La estrecha asociación entre un gobierno poderoso que pretende controlar la economía y la guerra continuó bajo Lyndon Johnson, quien «revivió la coalición del Nuevo Trato y su filosofía de gobierno activista, trabajando para completar los asuntos inconclusos de FDR en materia de justicia económica y racial.... Estaba fácilmente preparado para ser el mejor presidente desde Roosevelt» (p. 69). Pero al igual que creía que podía controlar la economía, pensaba que podía controlar el mundo: «Demostraría a los escépticos, haciéndolo todo —ganando los derechos civiles, y ganando Vietnam.... Vietnam era una distracción que sólo podía resolverse ganando, a pesar de las crecientes pruebas de que no se podía ganar. Johnson seguía recibiendo informes de altos funcionarios que le advertían de que la guerra no podía ganarse. Decidió escuchar a los que insistían en que sí se podía» (pp. 77, 79).

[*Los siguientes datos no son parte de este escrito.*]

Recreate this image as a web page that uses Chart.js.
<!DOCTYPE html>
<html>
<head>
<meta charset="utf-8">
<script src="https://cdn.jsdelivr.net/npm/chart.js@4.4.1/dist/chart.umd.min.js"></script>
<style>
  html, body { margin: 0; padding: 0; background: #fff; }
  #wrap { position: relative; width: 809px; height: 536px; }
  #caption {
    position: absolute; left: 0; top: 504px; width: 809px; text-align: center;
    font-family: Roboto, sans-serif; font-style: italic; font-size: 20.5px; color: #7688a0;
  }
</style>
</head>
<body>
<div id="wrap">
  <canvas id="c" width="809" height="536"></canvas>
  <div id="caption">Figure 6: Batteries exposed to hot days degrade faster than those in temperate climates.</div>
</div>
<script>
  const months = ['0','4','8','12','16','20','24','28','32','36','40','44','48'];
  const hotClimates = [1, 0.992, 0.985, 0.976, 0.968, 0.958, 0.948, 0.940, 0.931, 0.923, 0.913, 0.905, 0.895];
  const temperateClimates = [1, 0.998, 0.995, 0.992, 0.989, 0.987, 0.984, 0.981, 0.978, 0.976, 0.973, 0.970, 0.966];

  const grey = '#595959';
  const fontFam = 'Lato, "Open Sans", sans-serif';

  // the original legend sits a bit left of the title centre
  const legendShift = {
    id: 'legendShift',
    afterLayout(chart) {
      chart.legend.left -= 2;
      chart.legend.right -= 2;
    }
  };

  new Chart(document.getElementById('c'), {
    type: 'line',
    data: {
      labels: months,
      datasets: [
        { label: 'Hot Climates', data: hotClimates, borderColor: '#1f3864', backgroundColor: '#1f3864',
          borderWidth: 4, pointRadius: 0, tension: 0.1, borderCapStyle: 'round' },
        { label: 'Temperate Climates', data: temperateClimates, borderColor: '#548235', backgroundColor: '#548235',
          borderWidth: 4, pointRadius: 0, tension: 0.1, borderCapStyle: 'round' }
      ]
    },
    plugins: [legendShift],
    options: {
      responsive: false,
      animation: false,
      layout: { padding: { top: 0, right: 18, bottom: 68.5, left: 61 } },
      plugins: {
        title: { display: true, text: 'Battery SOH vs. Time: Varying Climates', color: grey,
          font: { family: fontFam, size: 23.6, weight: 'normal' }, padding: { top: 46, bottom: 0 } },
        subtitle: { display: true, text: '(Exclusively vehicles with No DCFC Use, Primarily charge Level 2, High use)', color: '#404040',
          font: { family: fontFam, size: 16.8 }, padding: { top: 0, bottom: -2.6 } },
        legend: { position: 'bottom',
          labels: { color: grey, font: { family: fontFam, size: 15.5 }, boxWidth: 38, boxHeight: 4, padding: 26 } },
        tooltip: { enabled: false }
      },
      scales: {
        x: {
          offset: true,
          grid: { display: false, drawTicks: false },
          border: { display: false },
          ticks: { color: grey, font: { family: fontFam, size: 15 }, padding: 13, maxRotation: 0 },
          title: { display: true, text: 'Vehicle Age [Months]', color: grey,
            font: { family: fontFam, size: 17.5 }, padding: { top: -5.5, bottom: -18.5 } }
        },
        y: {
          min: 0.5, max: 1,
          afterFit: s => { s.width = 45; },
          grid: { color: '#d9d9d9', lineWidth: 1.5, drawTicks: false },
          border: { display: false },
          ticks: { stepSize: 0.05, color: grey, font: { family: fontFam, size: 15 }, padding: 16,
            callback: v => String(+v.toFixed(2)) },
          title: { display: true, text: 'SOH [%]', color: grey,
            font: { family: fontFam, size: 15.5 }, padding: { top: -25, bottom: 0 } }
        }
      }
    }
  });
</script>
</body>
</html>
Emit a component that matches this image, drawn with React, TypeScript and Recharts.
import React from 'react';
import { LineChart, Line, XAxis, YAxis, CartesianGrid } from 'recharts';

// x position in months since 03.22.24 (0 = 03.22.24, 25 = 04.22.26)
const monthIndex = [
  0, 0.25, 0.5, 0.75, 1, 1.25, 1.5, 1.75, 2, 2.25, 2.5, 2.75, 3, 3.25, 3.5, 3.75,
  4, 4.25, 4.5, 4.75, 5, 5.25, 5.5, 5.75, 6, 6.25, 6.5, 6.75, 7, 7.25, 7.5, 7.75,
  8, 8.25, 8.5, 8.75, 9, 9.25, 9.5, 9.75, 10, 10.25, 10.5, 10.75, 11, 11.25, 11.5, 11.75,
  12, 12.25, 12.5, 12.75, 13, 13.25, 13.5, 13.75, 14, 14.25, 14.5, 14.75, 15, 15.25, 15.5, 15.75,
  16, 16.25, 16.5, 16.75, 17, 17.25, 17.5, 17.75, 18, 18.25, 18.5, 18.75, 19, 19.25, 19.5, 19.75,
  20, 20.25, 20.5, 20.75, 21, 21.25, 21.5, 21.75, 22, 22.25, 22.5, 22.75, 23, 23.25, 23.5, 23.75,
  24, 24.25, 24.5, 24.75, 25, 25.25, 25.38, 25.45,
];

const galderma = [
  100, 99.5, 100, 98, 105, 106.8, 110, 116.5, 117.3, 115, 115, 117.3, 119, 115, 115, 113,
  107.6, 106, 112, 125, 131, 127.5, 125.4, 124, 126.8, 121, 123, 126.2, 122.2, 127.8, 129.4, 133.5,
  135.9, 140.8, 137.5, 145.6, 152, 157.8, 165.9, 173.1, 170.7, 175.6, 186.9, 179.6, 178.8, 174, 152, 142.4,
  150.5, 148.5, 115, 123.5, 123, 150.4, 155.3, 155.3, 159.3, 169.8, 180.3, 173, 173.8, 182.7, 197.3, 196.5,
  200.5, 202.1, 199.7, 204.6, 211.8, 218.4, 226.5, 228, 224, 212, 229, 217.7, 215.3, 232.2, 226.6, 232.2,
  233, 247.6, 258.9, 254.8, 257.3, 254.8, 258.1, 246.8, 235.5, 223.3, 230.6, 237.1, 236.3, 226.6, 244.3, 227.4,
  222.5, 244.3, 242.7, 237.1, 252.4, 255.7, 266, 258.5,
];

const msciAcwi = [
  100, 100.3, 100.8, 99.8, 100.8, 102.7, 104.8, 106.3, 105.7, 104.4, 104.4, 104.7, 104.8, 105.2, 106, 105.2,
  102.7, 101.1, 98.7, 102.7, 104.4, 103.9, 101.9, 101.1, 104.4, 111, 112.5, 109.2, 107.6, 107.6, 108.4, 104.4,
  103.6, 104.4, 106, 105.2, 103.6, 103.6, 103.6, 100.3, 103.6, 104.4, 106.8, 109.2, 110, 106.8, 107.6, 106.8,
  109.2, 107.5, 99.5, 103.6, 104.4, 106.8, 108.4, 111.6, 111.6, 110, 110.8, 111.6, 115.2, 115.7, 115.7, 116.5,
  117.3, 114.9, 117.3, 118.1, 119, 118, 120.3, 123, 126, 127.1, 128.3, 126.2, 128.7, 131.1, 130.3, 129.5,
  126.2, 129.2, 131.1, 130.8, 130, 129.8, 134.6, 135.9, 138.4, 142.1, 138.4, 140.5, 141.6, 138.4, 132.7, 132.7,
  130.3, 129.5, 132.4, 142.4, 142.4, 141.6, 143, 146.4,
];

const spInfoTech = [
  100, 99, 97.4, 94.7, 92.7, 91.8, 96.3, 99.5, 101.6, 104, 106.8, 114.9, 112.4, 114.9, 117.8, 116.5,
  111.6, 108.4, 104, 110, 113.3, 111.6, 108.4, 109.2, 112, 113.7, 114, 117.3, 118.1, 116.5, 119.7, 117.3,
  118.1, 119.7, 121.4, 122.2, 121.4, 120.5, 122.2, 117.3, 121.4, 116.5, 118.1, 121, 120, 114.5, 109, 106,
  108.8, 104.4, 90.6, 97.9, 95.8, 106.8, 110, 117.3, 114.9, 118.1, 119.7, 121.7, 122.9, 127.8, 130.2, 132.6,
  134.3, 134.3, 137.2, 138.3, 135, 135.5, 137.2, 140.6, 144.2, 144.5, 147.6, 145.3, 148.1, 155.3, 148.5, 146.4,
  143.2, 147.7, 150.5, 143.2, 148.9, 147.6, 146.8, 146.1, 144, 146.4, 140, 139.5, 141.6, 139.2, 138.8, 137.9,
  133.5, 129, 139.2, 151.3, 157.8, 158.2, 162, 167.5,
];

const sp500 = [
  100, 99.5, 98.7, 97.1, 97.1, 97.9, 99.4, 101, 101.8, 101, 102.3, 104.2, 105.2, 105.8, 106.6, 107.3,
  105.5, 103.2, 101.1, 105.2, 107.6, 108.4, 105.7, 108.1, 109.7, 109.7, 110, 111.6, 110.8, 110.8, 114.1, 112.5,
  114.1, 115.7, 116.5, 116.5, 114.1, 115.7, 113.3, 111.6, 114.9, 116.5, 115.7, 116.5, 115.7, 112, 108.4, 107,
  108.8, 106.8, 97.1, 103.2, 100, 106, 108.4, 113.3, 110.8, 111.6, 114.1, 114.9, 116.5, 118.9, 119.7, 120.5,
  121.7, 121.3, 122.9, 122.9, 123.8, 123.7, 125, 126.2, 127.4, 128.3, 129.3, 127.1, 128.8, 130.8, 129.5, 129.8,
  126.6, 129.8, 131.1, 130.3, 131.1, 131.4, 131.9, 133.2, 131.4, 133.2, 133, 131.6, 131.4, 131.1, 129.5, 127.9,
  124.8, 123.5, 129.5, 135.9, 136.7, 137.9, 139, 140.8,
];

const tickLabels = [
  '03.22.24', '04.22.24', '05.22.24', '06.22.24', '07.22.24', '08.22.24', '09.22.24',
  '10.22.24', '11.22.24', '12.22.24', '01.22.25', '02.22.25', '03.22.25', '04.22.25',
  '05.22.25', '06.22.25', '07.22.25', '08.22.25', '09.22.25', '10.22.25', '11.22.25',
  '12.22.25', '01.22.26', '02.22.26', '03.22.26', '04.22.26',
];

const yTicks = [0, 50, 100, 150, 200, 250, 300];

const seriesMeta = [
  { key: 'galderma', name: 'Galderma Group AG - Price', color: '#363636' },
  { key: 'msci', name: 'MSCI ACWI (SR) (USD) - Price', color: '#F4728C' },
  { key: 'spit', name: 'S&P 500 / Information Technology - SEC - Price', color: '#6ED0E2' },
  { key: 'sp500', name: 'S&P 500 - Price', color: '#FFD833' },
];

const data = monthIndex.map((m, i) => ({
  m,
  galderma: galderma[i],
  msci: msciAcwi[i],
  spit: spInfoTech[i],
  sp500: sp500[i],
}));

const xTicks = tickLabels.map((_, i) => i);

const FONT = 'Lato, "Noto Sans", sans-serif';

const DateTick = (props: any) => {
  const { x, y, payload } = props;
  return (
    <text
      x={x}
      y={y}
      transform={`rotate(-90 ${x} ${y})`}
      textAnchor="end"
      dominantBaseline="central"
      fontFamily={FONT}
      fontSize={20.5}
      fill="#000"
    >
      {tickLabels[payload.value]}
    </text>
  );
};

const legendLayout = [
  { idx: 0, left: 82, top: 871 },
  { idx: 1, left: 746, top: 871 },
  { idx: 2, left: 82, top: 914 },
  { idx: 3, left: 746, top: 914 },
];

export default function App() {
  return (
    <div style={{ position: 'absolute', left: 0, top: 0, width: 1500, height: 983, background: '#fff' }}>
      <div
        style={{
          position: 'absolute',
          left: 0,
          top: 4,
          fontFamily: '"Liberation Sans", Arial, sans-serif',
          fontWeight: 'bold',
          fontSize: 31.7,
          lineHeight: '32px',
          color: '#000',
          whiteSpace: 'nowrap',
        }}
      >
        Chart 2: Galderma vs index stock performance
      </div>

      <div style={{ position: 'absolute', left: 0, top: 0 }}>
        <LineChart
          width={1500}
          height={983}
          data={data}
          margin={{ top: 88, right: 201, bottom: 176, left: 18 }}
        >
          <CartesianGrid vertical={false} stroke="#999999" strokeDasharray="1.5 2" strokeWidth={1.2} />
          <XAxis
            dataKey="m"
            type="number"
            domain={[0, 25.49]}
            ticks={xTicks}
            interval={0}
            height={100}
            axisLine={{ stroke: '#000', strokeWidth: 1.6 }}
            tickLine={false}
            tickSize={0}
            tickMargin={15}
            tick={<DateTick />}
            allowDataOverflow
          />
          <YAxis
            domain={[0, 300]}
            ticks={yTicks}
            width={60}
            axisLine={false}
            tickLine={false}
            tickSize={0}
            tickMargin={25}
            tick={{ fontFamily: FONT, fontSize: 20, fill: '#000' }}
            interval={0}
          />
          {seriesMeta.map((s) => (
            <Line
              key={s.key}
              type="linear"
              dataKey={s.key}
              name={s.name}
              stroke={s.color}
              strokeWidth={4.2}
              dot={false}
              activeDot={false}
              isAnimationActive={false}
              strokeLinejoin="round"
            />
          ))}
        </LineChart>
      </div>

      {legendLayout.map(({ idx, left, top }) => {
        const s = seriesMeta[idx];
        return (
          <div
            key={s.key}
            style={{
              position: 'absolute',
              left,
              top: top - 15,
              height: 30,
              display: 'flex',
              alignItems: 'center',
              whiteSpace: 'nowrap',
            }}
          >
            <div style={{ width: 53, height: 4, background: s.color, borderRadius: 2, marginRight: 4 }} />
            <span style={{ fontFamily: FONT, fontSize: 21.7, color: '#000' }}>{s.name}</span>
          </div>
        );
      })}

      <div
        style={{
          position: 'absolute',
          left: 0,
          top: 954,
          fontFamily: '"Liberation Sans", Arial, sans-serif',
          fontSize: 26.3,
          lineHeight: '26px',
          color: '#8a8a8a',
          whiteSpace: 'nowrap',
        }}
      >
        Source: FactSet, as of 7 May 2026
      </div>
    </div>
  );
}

Por desgracia, es poco probable que Kuttner establezca la conexión entre la planificación económica y la guerra. Si hay un lugar para el libre mercado en su cosmos económico, es minúsculo, y se alegraría de ver el inicio del socialismo. Nos dice que en «una democracia que es también una economía capitalista, hay una inmensa resaca de dinero grande que socava las políticas posibles». En los años 30 y 40, hubo una famosa discusión entre John Maynard Keynes y su protegido, el economista más izquierdista Michal Kalecki. Como cuestión de economía técnica, Kalecki estaba de acuerdo con Keynes en que sí era posible tener pleno empleo en una economía capitalista. Pero como política, observó, los capitalistas nunca lo permitirían. Cuando llegué a la mayoría de edad durante el boom de la posguerra, parecía que Keynes tenía la mejor parte del argumento. Hoy, Kalecki parece bastante persuasivo» (p. 23). Sospecho que los lectores de la página de Mises verán el asunto de forma bastante diferente.